__Written exercise__: Leave out every picture. Copy exactly the lines from the one holding "Output the component" through the one holding "import * as".

--- START ---

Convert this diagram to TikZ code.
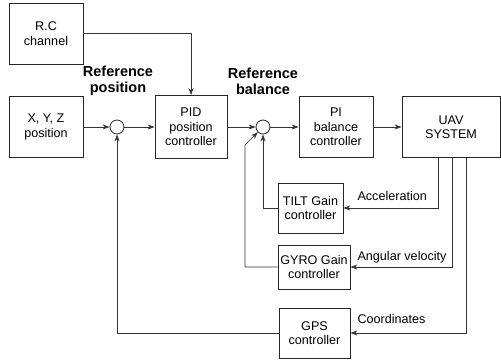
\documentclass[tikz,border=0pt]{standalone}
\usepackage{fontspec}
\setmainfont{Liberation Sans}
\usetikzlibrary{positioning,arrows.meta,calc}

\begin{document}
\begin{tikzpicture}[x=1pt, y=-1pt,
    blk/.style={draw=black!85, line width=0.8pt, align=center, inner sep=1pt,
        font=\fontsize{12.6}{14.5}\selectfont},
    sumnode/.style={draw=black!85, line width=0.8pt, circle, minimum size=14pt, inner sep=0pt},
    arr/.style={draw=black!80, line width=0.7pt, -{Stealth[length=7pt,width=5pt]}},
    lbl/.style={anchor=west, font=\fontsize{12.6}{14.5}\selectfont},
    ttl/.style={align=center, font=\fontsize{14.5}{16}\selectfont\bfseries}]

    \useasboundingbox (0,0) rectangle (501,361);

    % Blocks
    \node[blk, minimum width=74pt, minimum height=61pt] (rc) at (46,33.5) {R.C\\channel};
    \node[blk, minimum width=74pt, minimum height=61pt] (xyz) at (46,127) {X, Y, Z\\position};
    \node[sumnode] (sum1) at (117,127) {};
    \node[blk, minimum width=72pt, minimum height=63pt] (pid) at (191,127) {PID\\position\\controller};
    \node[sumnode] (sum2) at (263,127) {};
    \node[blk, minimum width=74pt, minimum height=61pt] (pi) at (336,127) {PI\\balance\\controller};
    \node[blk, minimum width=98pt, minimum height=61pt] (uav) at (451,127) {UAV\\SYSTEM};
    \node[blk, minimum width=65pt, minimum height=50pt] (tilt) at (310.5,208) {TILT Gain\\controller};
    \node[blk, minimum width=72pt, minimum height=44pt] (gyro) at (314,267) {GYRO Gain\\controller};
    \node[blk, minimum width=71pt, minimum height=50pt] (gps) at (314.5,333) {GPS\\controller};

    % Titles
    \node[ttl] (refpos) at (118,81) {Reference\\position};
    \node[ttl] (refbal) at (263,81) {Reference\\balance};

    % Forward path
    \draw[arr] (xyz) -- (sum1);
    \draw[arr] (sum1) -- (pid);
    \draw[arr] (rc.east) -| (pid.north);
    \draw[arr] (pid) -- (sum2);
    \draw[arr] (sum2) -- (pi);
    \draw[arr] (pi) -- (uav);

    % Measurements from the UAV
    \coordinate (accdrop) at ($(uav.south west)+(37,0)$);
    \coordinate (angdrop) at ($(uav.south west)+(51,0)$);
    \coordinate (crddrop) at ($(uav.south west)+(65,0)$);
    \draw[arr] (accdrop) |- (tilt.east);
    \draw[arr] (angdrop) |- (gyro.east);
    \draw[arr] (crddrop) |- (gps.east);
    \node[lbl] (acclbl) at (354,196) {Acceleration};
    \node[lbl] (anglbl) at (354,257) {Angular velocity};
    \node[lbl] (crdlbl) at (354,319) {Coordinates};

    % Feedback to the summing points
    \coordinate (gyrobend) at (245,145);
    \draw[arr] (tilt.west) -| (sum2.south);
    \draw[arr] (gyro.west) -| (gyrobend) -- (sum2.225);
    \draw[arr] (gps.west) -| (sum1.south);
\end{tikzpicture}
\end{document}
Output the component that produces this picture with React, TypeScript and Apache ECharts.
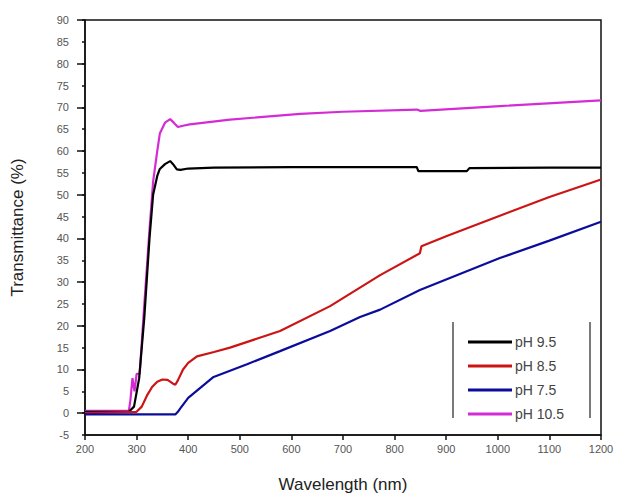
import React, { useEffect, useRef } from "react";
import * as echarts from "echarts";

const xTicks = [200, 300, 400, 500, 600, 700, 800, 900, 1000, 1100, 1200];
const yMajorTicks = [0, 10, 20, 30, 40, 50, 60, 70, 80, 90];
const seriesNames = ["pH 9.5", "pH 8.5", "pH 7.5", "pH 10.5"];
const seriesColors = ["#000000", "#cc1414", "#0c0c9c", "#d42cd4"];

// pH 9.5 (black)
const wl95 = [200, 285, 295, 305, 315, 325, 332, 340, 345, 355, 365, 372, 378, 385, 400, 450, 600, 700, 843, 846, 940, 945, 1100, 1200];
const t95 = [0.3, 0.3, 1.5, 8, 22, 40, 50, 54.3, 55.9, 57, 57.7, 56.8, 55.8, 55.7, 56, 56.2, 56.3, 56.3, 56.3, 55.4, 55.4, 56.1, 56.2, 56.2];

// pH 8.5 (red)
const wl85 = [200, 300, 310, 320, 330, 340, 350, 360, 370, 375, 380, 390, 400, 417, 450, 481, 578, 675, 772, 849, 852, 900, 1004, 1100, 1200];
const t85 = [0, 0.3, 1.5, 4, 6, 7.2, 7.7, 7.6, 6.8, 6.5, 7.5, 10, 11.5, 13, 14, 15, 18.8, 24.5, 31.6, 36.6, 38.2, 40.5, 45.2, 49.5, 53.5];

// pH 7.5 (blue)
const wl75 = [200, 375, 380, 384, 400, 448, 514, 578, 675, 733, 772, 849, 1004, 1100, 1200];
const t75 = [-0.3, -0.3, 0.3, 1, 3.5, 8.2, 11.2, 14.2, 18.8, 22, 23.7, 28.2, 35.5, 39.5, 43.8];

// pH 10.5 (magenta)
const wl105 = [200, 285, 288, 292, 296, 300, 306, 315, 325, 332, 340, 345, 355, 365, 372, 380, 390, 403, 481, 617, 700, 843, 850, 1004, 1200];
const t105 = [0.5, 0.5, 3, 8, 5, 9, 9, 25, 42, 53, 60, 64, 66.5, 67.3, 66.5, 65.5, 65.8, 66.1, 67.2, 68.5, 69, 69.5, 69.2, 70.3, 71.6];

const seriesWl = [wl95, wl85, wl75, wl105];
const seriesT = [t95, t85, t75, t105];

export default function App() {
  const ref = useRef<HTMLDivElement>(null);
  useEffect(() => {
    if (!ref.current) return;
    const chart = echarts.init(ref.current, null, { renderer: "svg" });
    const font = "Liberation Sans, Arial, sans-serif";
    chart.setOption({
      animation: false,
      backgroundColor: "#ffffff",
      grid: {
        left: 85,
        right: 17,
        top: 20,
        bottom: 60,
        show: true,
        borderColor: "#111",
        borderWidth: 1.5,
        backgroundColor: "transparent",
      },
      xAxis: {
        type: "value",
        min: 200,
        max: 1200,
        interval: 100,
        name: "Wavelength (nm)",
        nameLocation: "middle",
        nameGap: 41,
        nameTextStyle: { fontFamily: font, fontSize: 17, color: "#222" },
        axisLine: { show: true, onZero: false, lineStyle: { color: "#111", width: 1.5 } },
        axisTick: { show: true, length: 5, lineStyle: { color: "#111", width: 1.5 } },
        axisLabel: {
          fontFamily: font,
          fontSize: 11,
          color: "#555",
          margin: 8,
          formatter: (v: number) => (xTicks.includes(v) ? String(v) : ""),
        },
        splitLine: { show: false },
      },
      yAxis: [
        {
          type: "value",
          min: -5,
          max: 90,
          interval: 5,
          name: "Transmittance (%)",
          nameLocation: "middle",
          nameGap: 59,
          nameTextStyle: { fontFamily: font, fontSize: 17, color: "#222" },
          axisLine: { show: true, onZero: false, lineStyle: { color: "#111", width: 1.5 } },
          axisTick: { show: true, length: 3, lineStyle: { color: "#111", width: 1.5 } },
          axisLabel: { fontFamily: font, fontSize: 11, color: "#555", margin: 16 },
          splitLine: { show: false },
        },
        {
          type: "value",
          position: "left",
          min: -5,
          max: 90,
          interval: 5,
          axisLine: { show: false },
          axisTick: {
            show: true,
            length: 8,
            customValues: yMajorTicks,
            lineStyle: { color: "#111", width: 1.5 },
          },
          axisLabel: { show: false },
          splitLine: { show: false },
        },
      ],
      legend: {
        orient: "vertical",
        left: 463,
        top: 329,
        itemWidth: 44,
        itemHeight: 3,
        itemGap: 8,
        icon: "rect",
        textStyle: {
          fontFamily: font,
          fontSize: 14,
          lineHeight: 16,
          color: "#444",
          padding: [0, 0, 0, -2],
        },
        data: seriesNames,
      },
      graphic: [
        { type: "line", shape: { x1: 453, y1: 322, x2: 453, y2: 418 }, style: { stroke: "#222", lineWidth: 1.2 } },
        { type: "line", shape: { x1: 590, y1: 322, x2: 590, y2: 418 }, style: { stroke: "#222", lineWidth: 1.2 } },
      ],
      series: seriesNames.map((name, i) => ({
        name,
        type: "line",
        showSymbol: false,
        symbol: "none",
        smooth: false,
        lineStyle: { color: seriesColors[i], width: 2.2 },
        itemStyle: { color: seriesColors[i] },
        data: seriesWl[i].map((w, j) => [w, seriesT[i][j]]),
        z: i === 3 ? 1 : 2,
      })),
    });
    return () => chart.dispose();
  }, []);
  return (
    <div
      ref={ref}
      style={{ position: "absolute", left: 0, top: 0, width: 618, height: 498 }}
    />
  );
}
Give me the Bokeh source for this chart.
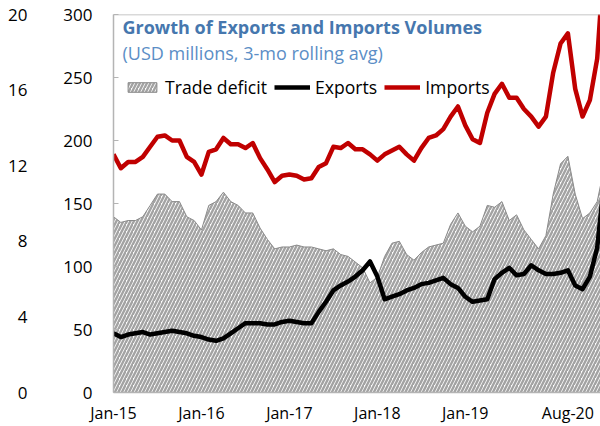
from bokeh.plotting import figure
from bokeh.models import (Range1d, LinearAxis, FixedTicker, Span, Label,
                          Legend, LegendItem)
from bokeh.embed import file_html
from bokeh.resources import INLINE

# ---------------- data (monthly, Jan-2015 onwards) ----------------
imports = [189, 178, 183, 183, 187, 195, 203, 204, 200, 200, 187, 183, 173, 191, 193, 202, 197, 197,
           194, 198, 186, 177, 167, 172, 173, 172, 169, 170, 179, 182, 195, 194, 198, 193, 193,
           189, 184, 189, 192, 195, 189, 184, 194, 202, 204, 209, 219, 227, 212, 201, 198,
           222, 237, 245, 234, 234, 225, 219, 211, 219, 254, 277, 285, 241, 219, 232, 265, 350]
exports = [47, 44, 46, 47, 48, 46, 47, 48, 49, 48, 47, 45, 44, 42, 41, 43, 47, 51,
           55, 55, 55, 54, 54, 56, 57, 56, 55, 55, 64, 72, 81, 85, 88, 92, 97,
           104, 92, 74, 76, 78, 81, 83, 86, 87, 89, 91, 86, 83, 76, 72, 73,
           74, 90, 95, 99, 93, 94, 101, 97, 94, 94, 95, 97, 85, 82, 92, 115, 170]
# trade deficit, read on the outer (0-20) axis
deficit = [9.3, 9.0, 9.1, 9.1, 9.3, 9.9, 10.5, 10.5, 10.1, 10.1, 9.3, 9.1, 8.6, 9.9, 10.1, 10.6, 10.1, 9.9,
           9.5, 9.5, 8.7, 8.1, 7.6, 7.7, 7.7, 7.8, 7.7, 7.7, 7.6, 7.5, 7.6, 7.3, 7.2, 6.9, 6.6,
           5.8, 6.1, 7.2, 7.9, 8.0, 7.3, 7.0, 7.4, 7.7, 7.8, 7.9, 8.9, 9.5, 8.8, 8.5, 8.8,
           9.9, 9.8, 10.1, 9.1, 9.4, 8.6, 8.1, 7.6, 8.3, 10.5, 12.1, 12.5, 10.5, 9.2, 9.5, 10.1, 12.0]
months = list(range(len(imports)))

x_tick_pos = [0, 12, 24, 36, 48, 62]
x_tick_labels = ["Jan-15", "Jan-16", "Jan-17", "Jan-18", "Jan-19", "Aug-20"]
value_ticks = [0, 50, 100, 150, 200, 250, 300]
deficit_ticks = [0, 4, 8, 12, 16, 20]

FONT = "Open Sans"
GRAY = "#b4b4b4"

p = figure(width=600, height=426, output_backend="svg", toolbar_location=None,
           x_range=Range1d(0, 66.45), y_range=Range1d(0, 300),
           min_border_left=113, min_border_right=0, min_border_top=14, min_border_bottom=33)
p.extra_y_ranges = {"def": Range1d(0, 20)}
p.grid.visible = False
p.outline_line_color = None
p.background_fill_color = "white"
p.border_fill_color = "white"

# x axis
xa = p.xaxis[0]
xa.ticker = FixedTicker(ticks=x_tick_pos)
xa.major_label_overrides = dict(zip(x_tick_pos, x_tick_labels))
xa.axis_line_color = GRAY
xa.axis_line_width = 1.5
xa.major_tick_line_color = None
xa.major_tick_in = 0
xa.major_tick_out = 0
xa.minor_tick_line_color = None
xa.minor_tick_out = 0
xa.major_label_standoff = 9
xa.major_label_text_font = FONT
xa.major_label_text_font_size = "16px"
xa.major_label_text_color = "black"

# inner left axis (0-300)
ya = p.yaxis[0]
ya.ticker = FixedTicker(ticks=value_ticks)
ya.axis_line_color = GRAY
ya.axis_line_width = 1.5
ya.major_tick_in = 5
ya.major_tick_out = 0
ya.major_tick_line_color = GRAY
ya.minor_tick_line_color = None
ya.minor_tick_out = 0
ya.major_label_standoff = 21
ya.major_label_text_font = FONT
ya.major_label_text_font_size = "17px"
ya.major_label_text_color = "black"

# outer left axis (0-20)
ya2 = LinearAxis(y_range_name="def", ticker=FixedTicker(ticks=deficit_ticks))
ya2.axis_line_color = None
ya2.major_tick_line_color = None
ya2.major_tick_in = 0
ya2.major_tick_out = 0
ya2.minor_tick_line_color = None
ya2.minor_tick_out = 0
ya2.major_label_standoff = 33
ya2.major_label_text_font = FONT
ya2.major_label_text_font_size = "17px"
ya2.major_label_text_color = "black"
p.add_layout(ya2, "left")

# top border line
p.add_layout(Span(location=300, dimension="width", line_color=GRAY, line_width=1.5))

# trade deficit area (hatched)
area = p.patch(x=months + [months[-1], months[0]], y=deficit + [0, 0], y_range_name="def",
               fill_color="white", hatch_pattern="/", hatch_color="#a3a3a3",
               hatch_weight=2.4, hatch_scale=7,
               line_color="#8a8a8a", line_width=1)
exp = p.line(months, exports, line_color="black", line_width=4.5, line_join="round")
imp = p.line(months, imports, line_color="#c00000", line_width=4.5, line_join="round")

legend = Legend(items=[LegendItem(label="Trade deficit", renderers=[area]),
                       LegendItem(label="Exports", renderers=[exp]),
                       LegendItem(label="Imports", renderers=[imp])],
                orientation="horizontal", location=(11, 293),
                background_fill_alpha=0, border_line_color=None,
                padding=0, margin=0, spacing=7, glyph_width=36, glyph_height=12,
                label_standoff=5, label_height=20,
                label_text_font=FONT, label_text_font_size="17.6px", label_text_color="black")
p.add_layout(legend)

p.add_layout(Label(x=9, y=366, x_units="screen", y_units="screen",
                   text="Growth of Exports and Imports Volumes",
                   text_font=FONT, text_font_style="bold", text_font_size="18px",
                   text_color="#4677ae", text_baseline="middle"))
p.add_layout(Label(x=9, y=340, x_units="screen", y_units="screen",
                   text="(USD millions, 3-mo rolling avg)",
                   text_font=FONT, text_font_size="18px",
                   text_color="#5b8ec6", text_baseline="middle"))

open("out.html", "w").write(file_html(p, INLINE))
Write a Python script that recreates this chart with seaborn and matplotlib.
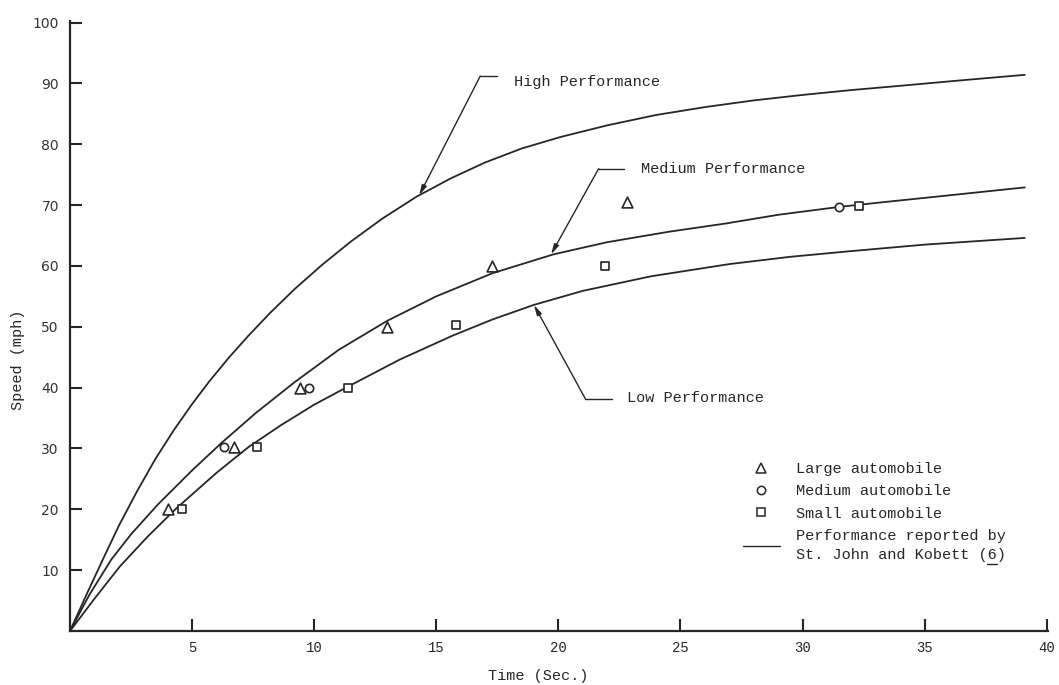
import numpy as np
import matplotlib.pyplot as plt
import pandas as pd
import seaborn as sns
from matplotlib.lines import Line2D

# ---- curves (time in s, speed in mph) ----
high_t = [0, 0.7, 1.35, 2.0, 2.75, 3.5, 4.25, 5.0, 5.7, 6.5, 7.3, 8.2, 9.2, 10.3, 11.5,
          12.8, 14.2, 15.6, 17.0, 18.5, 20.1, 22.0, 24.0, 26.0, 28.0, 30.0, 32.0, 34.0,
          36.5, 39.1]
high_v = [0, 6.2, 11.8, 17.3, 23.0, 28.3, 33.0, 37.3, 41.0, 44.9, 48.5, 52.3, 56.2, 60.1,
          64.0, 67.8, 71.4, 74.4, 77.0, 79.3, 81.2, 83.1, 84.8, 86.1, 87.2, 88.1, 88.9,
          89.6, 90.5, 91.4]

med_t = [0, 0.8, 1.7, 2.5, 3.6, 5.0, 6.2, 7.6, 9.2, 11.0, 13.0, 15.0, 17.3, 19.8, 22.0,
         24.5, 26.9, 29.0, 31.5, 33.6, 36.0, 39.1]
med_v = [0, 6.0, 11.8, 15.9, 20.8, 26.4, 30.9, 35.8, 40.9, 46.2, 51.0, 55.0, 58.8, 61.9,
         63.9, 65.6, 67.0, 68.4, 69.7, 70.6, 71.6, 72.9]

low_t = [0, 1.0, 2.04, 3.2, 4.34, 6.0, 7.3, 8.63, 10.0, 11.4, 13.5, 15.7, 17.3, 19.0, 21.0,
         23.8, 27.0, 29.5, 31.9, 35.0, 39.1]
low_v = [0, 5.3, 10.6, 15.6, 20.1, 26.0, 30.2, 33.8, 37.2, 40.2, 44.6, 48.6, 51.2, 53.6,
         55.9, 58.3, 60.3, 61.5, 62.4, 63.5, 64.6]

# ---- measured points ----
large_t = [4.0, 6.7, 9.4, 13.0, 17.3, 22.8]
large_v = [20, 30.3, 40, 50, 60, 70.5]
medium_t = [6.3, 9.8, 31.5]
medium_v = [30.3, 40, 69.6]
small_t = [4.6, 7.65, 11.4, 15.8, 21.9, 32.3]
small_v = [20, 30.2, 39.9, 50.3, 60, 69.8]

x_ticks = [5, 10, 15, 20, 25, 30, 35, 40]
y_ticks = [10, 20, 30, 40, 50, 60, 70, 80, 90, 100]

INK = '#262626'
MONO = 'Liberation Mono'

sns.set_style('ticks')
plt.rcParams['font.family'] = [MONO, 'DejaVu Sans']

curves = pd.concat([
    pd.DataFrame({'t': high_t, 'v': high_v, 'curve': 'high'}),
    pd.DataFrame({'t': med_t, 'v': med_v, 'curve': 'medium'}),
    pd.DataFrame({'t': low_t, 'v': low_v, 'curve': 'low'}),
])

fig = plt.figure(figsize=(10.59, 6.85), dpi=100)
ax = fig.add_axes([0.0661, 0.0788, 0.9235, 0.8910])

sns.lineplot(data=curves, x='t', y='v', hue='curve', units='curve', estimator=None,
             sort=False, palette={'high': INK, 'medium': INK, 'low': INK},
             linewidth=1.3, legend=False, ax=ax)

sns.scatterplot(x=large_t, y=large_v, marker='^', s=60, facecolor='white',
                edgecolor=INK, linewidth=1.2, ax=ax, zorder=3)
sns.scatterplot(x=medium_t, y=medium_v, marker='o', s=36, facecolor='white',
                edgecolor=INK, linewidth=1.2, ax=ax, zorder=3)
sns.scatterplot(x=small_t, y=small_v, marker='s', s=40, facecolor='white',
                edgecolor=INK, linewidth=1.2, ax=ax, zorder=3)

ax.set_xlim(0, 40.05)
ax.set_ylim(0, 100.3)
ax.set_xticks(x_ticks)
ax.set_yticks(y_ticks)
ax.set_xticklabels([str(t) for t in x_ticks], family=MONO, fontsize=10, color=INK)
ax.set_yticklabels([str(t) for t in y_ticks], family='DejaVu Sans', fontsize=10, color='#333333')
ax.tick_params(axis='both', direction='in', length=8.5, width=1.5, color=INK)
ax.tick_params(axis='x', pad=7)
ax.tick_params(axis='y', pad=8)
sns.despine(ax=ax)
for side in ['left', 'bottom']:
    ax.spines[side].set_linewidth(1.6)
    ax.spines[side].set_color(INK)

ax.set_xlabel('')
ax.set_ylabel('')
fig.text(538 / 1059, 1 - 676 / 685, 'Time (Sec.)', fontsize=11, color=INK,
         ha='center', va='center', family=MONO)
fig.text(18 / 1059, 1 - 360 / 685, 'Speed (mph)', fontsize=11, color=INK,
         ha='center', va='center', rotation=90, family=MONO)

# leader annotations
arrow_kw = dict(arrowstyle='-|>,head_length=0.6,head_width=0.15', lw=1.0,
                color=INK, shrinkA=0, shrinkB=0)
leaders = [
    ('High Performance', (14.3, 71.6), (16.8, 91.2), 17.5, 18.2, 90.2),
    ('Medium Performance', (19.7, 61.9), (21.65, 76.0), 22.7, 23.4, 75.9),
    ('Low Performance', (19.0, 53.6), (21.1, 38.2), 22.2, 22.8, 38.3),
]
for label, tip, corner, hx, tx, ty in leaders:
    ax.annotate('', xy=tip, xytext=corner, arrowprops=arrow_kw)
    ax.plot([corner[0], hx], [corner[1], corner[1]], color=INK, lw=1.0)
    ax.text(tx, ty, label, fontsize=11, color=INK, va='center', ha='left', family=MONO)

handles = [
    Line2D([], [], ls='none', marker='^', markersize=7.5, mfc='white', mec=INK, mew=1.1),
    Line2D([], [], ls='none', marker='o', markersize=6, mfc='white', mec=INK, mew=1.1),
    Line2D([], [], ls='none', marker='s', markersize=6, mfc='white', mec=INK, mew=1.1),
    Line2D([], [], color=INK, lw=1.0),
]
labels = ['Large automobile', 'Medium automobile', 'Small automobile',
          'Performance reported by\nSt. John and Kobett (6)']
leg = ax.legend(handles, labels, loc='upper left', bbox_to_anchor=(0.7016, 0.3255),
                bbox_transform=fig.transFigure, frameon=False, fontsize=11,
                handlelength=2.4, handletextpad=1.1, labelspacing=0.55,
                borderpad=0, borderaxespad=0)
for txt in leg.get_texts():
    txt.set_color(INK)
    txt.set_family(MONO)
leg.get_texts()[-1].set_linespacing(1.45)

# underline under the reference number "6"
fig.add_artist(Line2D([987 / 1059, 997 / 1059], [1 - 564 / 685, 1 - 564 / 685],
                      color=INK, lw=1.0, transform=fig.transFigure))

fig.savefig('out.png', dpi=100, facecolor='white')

--- END ---

__Correct answer__:
Output the component that produces this picture with React, TypeScript and Apache ECharts.
import React, { useEffect, useRef } from "react";
import * as echarts from "echarts";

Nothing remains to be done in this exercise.